Overall, the typical home bought was built in 1991, and it had three bedrooms and two bathrooms. The share of buyers who purchased a new home was at an all-time survey low of 14 percent.

Selling a home: Seller use of an agent remains at all-time high and wanting a bigger house was the primary reason for selling

For the second straight year, 89 percent of sellers sold their home with an agent. This in turn – also for the second year in a row – kept for-sale-by-owner sales at its lowest level (8 percent) since the survey's 1981 inception. FSBO sellers have been below 10 percent since 2012.

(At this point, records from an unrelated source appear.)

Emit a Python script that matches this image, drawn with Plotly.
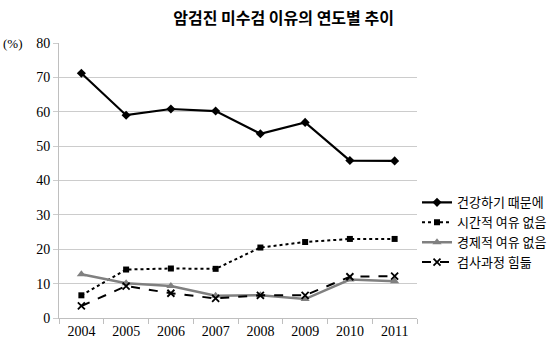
import plotly.graph_objects as go

years = ["2004", "2005", "2006", "2007", "2008", "2009", "2010", "2011"]
health = [71.2, 59.0, 60.8, 60.2, 53.6, 56.9, 45.8, 45.7]
no_time = [6.6, 14.1, 14.4, 14.3, 20.5, 22.1, 23.0, 23.0]
no_money = [12.7, 10.1, 9.3, 6.5, 6.6, 5.5, 11.2, 10.7]
hard_exam = [3.5, 9.3, 7.2, 5.7, 6.6, 6.6, 12.0, 12.2]

series_names = ["건강하기 때문에", "시간적 여유 없음", "경제적 여유 없음", "검사과정 힘듦"]

fig = go.Figure()
fig.add_trace(go.Scatter(
    x=years, y=health, name=series_names[0], mode="lines+markers",
    line=dict(color="#000000", width=2.2),
    marker=dict(symbol="diamond", size=7, color="#000000"),
))
fig.add_trace(go.Scatter(
    x=years, y=no_time, name=series_names[1], mode="lines+markers",
    line=dict(color="#000000", width=2, dash="dot"),
    marker=dict(symbol="square", size=6, color="#000000"),
))
fig.add_trace(go.Scatter(
    x=years, y=no_money, name=series_names[2], mode="lines+markers",
    line=dict(color="#808080", width=2.5),
    marker=dict(symbol="triangle-up", size=8, color="#808080"),
))
fig.add_trace(go.Scatter(
    x=years, y=hard_exam, name=series_names[3], mode="lines+markers",
    line=dict(color="#000000", width=2, dash="dash"),
    marker=dict(symbol="x-thin", size=7, color="#000000",
                line=dict(color="#000000", width=1.8)),
))

serif = "Liberation Serif, Times New Roman, serif"
korean = "Noto Sans CJK KR, sans-serif"

fig.update_layout(
    width=556, height=350,
    margin=dict(l=59, r=139, t=43, b=32, autoexpand=False),
    paper_bgcolor="white", plot_bgcolor="white",
    title=dict(text="<b>암검진 미수검 이유의 연도별 추이</b>",
               x=0.51, xanchor="center", y=0.947, yanchor="middle",
               font=dict(family=korean, size=16, color="#000000")),
    font=dict(family=serif, size=14, color="#000000"),
    showlegend=True,
    legend=dict(x=1.0, xanchor="left", y=0.475, yanchor="top",
                font=dict(family=korean, size=13, color="#000000"),
                itemwidth=30, tracegroupgap=0, bgcolor="rgba(0,0,0,0)"),
    xaxis=dict(type="category", showgrid=False, showline=True,
               linecolor="#bfbfbf", linewidth=1,
               ticks="outside", tickson="boundaries", ticklen=5,
               tickcolor="#bfbfbf", tickfont=dict(family=serif, size=14),
               range=[-0.5, 7.5]),
    yaxis=dict(range=[0, 80], dtick=10, showgrid=True, gridcolor="#cccccc",
               gridwidth=1, showline=True, linecolor="#bfbfbf",
               ticks="outside", ticklen=5, tickcolor="#cccccc",
               zeroline=False, tickfont=dict(family=serif, size=14)),
    annotations=[dict(text="(%)", xref="paper", yref="paper",
                      x=-0.128, y=1.0, xanchor="center", yanchor="middle",
                      showarrow=False, font=dict(family=serif, size=13))],
)

fig.write_html("out.html")
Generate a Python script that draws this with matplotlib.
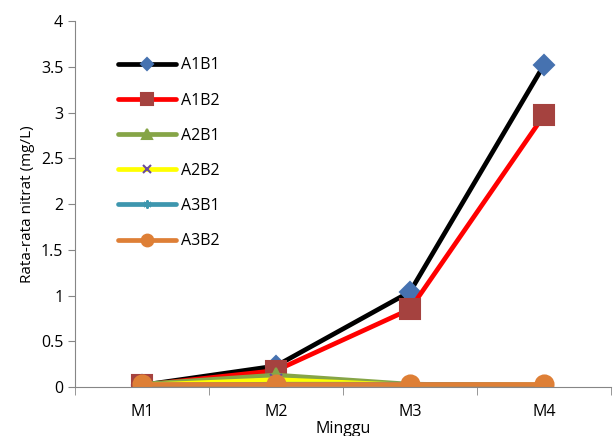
import numpy as np
import matplotlib.pyplot as plt
from matplotlib.ticker import FixedLocator

plt.rcParams["font.family"] = ["Open Sans", "DejaVu Sans"]

weeks = ["M1", "M2", "M3", "M4"]
a1b1 = [0.02, 0.23, 1.04, 3.52]
a1b2 = [0.02, 0.18, 0.85, 2.97]
a2b1 = [0.03, 0.13, 0.03, 0.02]
a2b2 = [0.02, 0.08, 0.02, 0.02]
a3b1 = [0.02, 0.03, 0.03, 0.02]
a3b2 = [0.03, 0.03, 0.03, 0.03]

series = [
    ("A1B1", a1b1, "#000000", "D", "#4672b0", 10),
    ("A1B2", a1b2, "#ff0000", "s", "#a5423f", 14),
    ("A2B1", a2b1, "#86a547", "^", "#86a547", 10),
    ("A2B2", a2b2, "#ffff00", "x", "#6a4c9c", 9),
    ("A3B1", a3b1, "#3d96ae", (6, 2, 0), "#3d96ae", 9),
    ("A3B2", a3b2, "#de7f36", "o", "#de7f36", 13),
]

fig = plt.figure(figsize=(6.14, 4.36), dpi=100)
ax = fig.add_axes([75 / 614, 1 - 387 / 436, 536 / 614, 366 / 436])

x = np.arange(1, len(weeks) + 1)
for name, vals, color, marker, mcolor, ms in series:
    ax.plot(x, vals, color=color, lw=3.4, marker=marker, markersize=ms,
            markerfacecolor=mcolor, markeredgecolor=mcolor,
            markeredgewidth=1.5, label=name, solid_capstyle="round")

ax.set_xlim(0.5, 4.5)
ax.set_ylim(0, 4)
ax.set_yticks(np.arange(0, 4.01, 0.5))
ax.set_yticklabels(["0", "0.5", "1", "1.5", "2", "2.5", "3", "3.5", "4"])
ax.set_xticks(x)
ax.set_xticklabels(weeks)
ax.xaxis.set_minor_locator(FixedLocator(np.arange(0.5, 4.6, 1)))
ax.tick_params(axis="x", which="major", length=0, pad=12, labelsize=11.5)
ax.tick_params(axis="x", which="minor", length=6, color="#868686", direction="out")
ax.tick_params(axis="y", length=5, color="#868686", labelsize=11.5)

for side in ["top", "right"]:
    ax.spines[side].set_visible(False)
for side in ["left", "bottom"]:
    ax.spines[side].set_color("#868686")

ax.set_ylabel("Rata-rata nitrat (mg/L)", fontsize=11)
ax.set_xlabel("Minggu", fontsize=11.5, labelpad=1)

ax.legend(loc="upper left", bbox_to_anchor=(0.054, 0.94), frameon=False,
          fontsize=11.5, handlelength=3.6, handletextpad=0.3,
          labelspacing=1.2, markerscale=0.65)

fig.savefig("out.png", dpi=100)
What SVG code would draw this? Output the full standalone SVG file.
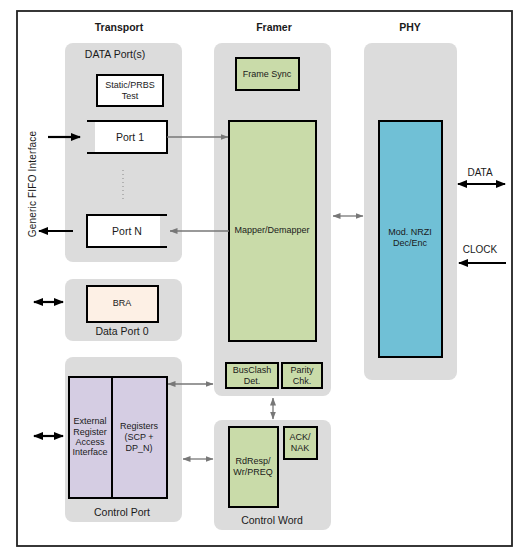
<svg xmlns="http://www.w3.org/2000/svg" width="519" height="553" viewBox="0 0 519 553">
<defs>
<style>
text{font-family:"Liberation Sans",Arial,sans-serif;fill:#1a1a1a;text-anchor:middle;dominant-baseline:central}
.hdr{font-size:10.5px;font-weight:bold}
.pl{font-size:10.5px}
.bl{font-size:9px}
.panel{fill:#dcdcdc}
.box{stroke:#000;stroke-width:2}
.green{fill:#c9dba9}
.white{fill:#fff}
.purple{fill:#d5cde3}
.blue{fill:#70c0d6}
.peach{fill:#fdf0e5}
.blk{stroke:#000;stroke-width:2.2;fill:none}
.gry{stroke:#777;stroke-width:1.3;fill:none}
</style>
<marker id="mb" viewBox="0 0 10 8" refX="9" refY="4" markerWidth="10" markerHeight="8" markerUnits="userSpaceOnUse" orient="auto-start-reverse"><path d="M0,0 L10,4 L0,8 z" fill="#000"/></marker>
<marker id="mg" viewBox="0 0 8 6" refX="7.5" refY="3" markerWidth="8" markerHeight="6" markerUnits="userSpaceOnUse" orient="auto-start-reverse"><path d="M0,0 L8,3 L0,6 z" fill="#777"/></marker>
</defs>
<rect x="0" y="0" width="519" height="553" fill="#fff"/>
<rect x="17" y="11" width="495" height="535" fill="#fff" stroke="#222" stroke-width="1.8"/>

<text class="hdr" x="119" y="27">Transport</text>
<text class="hdr" x="274" y="27">Framer</text>
<text class="hdr" x="410" y="27">PHY</text>

<g id="data-ports">
<rect class="panel" x="65" y="43" width="117" height="219" rx="8"/>
<text class="pl" x="115" y="54">DATA Port(s)</text>
</g>
<g id="static-prbs">
<rect class="box white" x="97" y="75" width="66" height="31"/>
<text class="bl" x="130" y="85">Static/PRBS</text>
<text class="bl" x="130" y="96">Test</text>
</g>
<g id="port-1">
<rect class="white" x="95" y="121" width="72" height="32"/>
<path d="M87,121 H167 V153 H87" fill="none" stroke="#000" stroke-width="2"/>
<text class="pl" x="130" y="137">Port 1</text>
</g>
<line x1="123" y1="170" x2="123" y2="202" stroke="#888" stroke-width="1" stroke-dasharray="1,3"/>
<g id="port-n">
<rect class="white" x="87" y="215" width="73" height="32"/>
<path d="M167,215 H87 V247 H167" fill="none" stroke="#000" stroke-width="2"/>
<text class="pl" x="127" y="231">Port N</text>
</g>
<text class="bl" x="0" y="0" transform="translate(32,184) rotate(-90)" style="font-size:10px" letter-spacing="0.2">Generic FIFO Interface</text>

<g id="data-port-0">
<rect class="panel" x="65" y="279" width="117" height="62" rx="8"/>
<text class="pl" x="122" y="331">Data Port 0</text>
</g>
<g id="bra">
<rect class="box peach" x="87" y="286" width="71" height="36"/>
<text class="bl" x="122" y="303">BRA</text>
</g>

<g id="control-port">
<rect class="panel" x="65" y="357" width="117" height="165" rx="8"/>
<text class="pl" x="122" y="512">Control Port</text>
</g>
<g id="ext-reg">
<rect class="box purple" x="69" y="377" width="43" height="121"/>
<text class="bl" x="90" y="421">External</text>
<text class="bl" x="90" y="432">Register</text>
<text class="bl" x="90" y="442">Access</text>
<text class="bl" x="90" y="452">Interface</text>
</g>
<g id="registers">
<rect class="box purple" x="112" y="377" width="55" height="121"/>
<text class="bl" x="139" y="426">Registers</text>
<text class="bl" x="139" y="437">(SCP +</text>
<text class="bl" x="139" y="448">DP_N)</text>
</g>

<g id="framer">
<rect class="panel" x="214" y="43" width="117" height="353" rx="8"/>
</g>
<g id="frame-sync">
<rect class="box green" x="236" y="58" width="63" height="32"/>
<text class="bl" x="267" y="74">Frame Sync</text>
</g>
<g id="mapper">
<rect class="box green" x="229" y="121" width="87" height="220"/>
<text class="bl" x="272" y="230">Mapper/Demapper</text>
</g>
<g id="busclash">
<rect class="box green" x="226" y="363" width="52" height="25"/>
<text class="bl" x="252" y="370">BusClash</text>
<text class="bl" x="252" y="381">Det.</text>
</g>
<g id="parity">
<rect class="box green" x="282" y="363" width="40" height="25"/>
<text class="bl" x="302" y="370">Parity</text>
<text class="bl" x="302" y="381">Chk.</text>
</g>

<g id="control-word">
<rect class="panel" x="214" y="420" width="117" height="110" rx="8"/>
<text class="pl" x="272" y="520">Control Word</text>
</g>
<g id="rdresp">
<rect class="box green" x="229" y="427" width="49" height="80"/>
<text class="bl" x="253" y="461">RdResp/</text>
<text class="bl" x="253" y="472">Wr/PREQ</text>
</g>
<g id="ack-nak">
<rect class="box green" x="284" y="427" width="33" height="32"/>
<text class="bl" x="300" y="437">ACK/</text>
<text class="bl" x="300" y="448">NAK</text>
</g>

<g id="phy">
<rect class="panel" x="364" y="43" width="93" height="337" rx="8"/>
</g>
<g id="nrzi">
<rect class="box blue" x="379" y="121" width="63" height="236"/>
<text class="bl" x="410" y="232">Mod. NRZI</text>
<text class="bl" x="410" y="243">Dec/Enc</text>
</g>

<text class="pl" x="480" y="172" style="font-size:10px">DATA</text>
<text class="pl" x="480" y="249" style="font-size:10px">CLOCK</text>

<g id="connectors">
<line class="blk" x1="48" y1="137" x2="80" y2="137" marker-end="url(#mb)"/>
<line class="blk" x1="73" y1="231" x2="39" y2="231" marker-end="url(#mb)"/>
<line class="blk" x1="34" y1="302" x2="63" y2="302" marker-start="url(#mb)" marker-end="url(#mb)"/>
<line class="blk" x1="34" y1="436" x2="63" y2="436" marker-start="url(#mb)" marker-end="url(#mb)"/>
<line class="blk" x1="458" y1="184" x2="505" y2="184" marker-start="url(#mb)" marker-end="url(#mb)"/>
<line class="blk" x1="506" y1="263" x2="459" y2="263" marker-end="url(#mb)"/>
<line class="gry" x1="167" y1="137" x2="228" y2="137" marker-end="url(#mg)"/>
<line class="gry" x1="229" y1="231" x2="170" y2="231" marker-end="url(#mg)"/>
<line class="gry" x1="333" y1="216" x2="363" y2="216" marker-start="url(#mg)" marker-end="url(#mg)"/>
<line class="gry" x1="168" y1="384" x2="213" y2="384" marker-start="url(#mg)" marker-end="url(#mg)"/>
<line class="gry" x1="183" y1="459" x2="213" y2="459" marker-start="url(#mg)" marker-end="url(#mg)"/>
<line class="gry" x1="273" y1="398" x2="273" y2="419" marker-start="url(#mg)" marker-end="url(#mg)"/>
</g>
</svg>
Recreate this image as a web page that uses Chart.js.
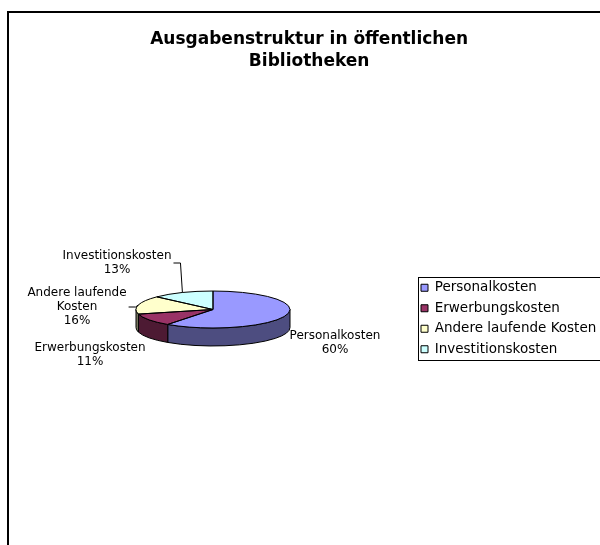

"Although the imbalance of supply in relation to demand in recent year's continues to put many sellers in the driver's seat, they're still looking for a Realtor now more than ever to price their home competitively, market their home to the widest number of eyes possible and ultimately help close the deal within a given timeframe," explains Salomone.

The typical seller over the past year was 54 years old (unchanged since 2014), had a household income of $100,700 ($104,100 in 2015), and was in the home for 10 years before selling – a year longer than 2015 and matching the all-time high in 2014. Fewer sellers indicated they wanted to sell earlier but were stalled because their home had been worth less than their mortgage (12 percent versus 14 percent a year ago); the figure was 17 percent in 2014.

Sellers realized a median equity gain of $43,100 ($40,000 in 2015) – a 24 percent increase (23 percent last year) over the original purchase price. Homes sold after 21 years of ownership had the largest equity gain (124 percent or $127,600); underlining the volatility during the downturn, equity gains fell to 3 percent for owners who bought between eight and 10 years ago.

In the 2012 survey, it typically took respondents 11 weeks to sell their home; in the 2016 survey, homes were typically on the market for only a month.

A tad more sellers traded up (44 percent) compared to last year (42 percent) and slightly more (32 percent) traded down (31 percent in 2015). Sellers moved a median distance of 20 miles, though 72 percent stayed in the same state. The most popular reason given for selling their home? It's too small (18 percent).

Finding a Realtor
Feedback from sellers underscored once again that referrals and repeat business remain a large source of new opportunities for real estate agents. Nearly two-thirds of responding sellers either found their real estate agent through a referral by a friend, neighbor or relative; or they used their agent from a previous transaction.

Additionally, 85 percent of sellers indicated that they would definitely or probably use their agent again or recommend him or her to others.